Comprehensive notes from my three hour Redis tutorial
Last week I presented two talks at the inaugural NoSQL Europe conference in London. The first was presented with Matthew Wall and covered the ways in which we have been exploring NoSQL at the Guardian. The second was a three hour workshop on Redis, my favourite piece of software to have the NoSQL label applied to it.
I’ve written about Redis here before, and it has since earned a place next to MySQL/PostgreSQL and memcached as part of my default web application stack. Redis makes write-heavy features such as real-time statistics feasible for small applications, while effortlessly scaling up to handle larger projects as well. If you haven’t tried it out yet, you’re sorely missing out.
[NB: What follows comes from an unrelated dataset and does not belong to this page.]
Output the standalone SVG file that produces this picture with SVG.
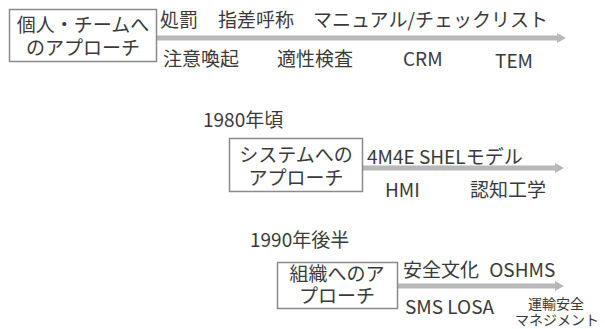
<svg xmlns="http://www.w3.org/2000/svg" width="605" height="329" viewBox="0 0 605 329">
<defs>
<style>
text{font-family:"Noto Sans CJK JP","Noto Sans",sans-serif;fill:#3a3a3a;font-size:19px}
.box{fill:#fff;stroke:#8a8a8a;stroke-width:1.5}
.arr{stroke:#b8b8b8;stroke-width:5;fill:none}
.ah{fill:#b8b8b8}
.c{text-anchor:middle}
.s{font-size:14px;text-anchor:middle}
</style>
</defs>
<rect width="605" height="329" fill="#fff"/>
<g id="connectors">
<line class="arr" x1="157" y1="38" x2="558" y2="38"/>
<polygon class="ah" points="557,33 566,38 557,43"/>
<line class="arr" x1="362" y1="168" x2="556" y2="168"/>
<polygon class="ah" points="555,163 564,168 555,173"/>
<line class="arr" x1="398" y1="286" x2="556" y2="286"/>
<polygon class="ah" points="555,281 564,286 555,291"/>
</g>
<g id="node-individual">
<rect class="box" x="9.5" y="9.5" width="147" height="52"/>
<text class="c" x="83" y="32">個人・チームへ</text>
<text class="c" x="83" y="55">のアプローチ</text>
</g>
<g id="labels-individual">
<text x="160" y="27">処罰</text>
<text x="218" y="27">指差呼称</text>
<text x="313" y="27">マニュアル/チェックリスト</text>
<text x="163" y="66">注意喚起</text>
<text x="277" y="66">適性検査</text>
<text x="403" y="66">CRM</text>
<text x="495" y="68">TEM</text>
</g>
<text x="203" y="127">1980年頃</text>
<g id="node-system">
<rect class="box" x="229.5" y="138.5" width="133" height="53"/>
<text class="c" x="296" y="162">システムへの</text>
<text class="c" x="296" y="185">アプローチ</text>
</g>
<g id="labels-system">
<text x="367" y="164">4M4E SHELモデル</text>
<text x="385" y="197">HMI</text>
<text x="470" y="197">認知工学</text>
</g>
<text x="250" y="247">1990年後半</text>
<g id="node-organization">
<rect class="box" x="277.5" y="262.5" width="120" height="46"/>
<text class="c" x="337" y="281">組織へのア</text>
<text class="c" x="337" y="303">プローチ</text>
</g>
<g id="labels-organization">
<text x="403" y="277" style="word-spacing:6px">安全文化 OSHMS</text>
<text x="405" y="314">SMS LOSA</text>
<text class="s" x="556" y="309">運輸安全</text>
<text class="s" x="557" y="325">マネジメント</text>
</g>
</svg>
For the workshop, I tried to give an overview of each individual Redis feature along with detailed examples of real-world problems that the feature can help solve. I spent the past day annotating each slide with detailed notes, and I think the result makes a pretty good stand-alone tutorial. Here’s the end result:
Redis tutorial slides and notes
In unrelated news, Nat and I both completed the first ever Brighton Marathon last weekend, in my case taking 4 hours, 55 minutes and 17 seconds. Sincere thanks to everyone who came out to support us—until the race I had never appreciated how important the support of the spectators is to keep going to the end. We raised £757 for the Have a Heart children’s charity. Thanks in particular to Clearleft who kindly offered to match every donation.
Simon, thanks for the tutorial. I've been using Redis for my own home projects, mostly small, since I saw your writeup on it last fall. I like the speed and also how it's usable for small and large projects.
--Mark
Simon, that was a great tutorial - thanks for sharing it.
Eli - 29th April 2010 09:34 - #
Simon, thanks for a great tutorial on Redis
Ivan - 30th April 2010 09:08 - #
awesome writeup, simon. i think there are at least 10 recipes for http://rediscookbook.org "hiding" in there .... would you prefer to submit them yourself, or should i start to extract them?
Stonking tutorial. I've been meaning to dig into Redis for a while, and this was the kick up the bum I needed to actually do it. Thanks!
Would you mind adding "id" attributes to the slide divs, so they can be linked to individually?